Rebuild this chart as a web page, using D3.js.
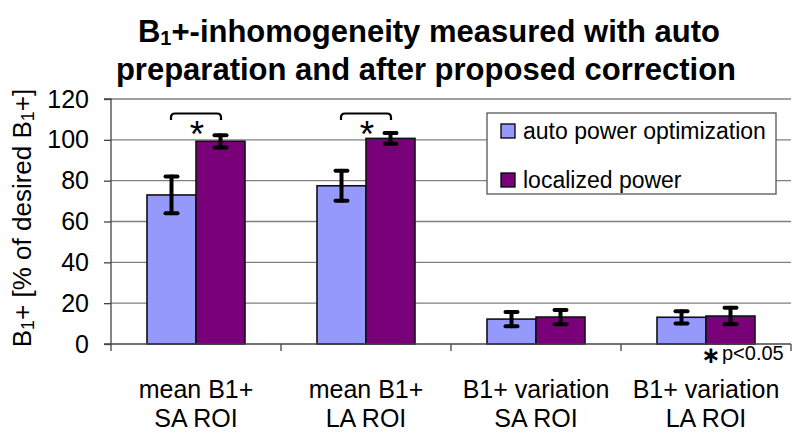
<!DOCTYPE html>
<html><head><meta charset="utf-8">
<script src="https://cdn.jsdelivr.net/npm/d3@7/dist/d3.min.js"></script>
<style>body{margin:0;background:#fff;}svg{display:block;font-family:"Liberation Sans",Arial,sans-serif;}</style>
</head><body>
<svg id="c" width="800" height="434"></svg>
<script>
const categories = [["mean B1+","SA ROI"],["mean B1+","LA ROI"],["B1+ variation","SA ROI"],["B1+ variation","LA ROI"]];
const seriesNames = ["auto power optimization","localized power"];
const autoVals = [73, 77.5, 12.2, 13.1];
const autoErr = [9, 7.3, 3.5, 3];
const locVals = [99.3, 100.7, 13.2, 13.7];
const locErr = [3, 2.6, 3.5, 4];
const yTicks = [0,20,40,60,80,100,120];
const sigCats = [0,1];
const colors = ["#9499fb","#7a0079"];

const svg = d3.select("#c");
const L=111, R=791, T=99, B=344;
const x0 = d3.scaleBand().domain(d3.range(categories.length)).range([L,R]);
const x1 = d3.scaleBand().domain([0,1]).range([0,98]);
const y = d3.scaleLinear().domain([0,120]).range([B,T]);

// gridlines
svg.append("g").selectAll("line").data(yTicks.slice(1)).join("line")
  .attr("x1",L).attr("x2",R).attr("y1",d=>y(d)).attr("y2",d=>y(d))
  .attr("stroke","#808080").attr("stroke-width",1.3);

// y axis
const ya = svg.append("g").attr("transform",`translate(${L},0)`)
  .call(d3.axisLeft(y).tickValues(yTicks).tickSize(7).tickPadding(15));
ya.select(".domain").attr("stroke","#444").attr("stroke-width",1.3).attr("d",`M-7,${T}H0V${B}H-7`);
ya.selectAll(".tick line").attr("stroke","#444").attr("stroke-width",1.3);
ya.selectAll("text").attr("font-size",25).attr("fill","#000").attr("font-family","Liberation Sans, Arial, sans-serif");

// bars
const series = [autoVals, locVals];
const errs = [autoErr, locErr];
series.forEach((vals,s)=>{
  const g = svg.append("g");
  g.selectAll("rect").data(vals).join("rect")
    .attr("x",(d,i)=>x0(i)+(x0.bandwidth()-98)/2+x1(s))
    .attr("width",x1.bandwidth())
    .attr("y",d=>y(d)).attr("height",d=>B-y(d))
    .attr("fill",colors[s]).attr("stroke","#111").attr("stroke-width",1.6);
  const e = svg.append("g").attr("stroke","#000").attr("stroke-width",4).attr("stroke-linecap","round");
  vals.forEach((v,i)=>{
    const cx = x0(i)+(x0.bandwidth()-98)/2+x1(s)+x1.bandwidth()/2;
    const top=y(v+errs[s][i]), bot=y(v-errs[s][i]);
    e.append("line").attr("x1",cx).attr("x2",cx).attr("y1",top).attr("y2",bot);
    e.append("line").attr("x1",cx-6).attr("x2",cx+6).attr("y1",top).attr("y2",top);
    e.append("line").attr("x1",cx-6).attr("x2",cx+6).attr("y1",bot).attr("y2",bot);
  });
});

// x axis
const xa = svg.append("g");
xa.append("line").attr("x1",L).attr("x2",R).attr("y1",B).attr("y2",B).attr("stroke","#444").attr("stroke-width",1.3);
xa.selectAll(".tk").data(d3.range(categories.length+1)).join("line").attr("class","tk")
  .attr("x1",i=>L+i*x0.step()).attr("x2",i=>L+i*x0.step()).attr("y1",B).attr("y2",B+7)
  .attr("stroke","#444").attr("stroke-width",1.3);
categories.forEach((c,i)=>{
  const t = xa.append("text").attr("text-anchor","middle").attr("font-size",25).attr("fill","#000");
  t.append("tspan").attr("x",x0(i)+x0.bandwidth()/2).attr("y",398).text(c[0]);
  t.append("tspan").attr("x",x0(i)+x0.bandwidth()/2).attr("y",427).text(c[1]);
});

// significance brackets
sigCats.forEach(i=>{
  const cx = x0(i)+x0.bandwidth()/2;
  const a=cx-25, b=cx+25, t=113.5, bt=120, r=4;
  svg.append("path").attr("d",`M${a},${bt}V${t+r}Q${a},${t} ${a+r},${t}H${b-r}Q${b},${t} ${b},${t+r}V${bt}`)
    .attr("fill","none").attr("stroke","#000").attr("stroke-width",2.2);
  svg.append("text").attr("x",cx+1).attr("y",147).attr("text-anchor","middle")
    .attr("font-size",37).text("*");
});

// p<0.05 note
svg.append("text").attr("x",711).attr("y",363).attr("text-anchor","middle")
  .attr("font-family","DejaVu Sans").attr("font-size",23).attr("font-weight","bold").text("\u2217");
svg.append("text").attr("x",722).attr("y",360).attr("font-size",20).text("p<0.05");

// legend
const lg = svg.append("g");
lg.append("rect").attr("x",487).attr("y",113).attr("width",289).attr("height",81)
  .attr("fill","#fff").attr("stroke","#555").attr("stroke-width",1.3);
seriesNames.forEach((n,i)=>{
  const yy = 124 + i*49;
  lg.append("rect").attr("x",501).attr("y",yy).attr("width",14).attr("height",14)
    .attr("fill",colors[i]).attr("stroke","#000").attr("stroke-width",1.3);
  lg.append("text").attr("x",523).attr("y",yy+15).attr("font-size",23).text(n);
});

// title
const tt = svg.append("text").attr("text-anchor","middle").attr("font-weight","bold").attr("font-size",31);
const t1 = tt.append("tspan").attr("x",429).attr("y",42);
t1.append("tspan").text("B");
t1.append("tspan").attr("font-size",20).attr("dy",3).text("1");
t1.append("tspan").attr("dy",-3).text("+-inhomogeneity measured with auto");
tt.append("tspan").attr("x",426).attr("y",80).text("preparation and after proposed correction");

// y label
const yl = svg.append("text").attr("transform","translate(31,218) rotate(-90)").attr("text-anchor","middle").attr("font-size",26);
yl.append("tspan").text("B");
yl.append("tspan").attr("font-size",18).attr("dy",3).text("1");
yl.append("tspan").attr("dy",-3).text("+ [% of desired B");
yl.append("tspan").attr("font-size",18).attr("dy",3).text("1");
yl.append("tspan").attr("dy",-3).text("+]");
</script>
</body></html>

* Your task:
Reproduce the material above from its first line through the line containing "const y = d3.scaleLinear().domain([0,120]).range([B,T]);", both ends included, and skip every picture.

* Task output:
Rebuild this chart as a web page, using D3.js.
<!DOCTYPE html>
<html><head><meta charset="utf-8">
<script src="https://cdn.jsdelivr.net/npm/d3@7/dist/d3.min.js"></script>
<style>body{margin:0;background:#fff;}svg{display:block;font-family:"Liberation Sans",Arial,sans-serif;}</style>
</head><body>
<svg id="c" width="800" height="434"></svg>
<script>
const categories = [["mean B1+","SA ROI"],["mean B1+","LA ROI"],["B1+ variation","SA ROI"],["B1+ variation","LA ROI"]];
const seriesNames = ["auto power optimization","localized power"];
const autoVals = [73, 77.5, 12.2, 13.1];
const autoErr = [9, 7.3, 3.5, 3];
const locVals = [99.3, 100.7, 13.2, 13.7];
const locErr = [3, 2.6, 3.5, 4];
const yTicks = [0,20,40,60,80,100,120];
const sigCats = [0,1];
const colors = ["#9499fb","#7a0079"];

const svg = d3.select("#c");
const L=111, R=791, T=99, B=344;
const x0 = d3.scaleBand().domain(d3.range(categories.length)).range([L,R]);
const x1 = d3.scaleBand().domain([0,1]).range([0,98]);
const y = d3.scaleLinear().domain([0,120]).range([B,T]);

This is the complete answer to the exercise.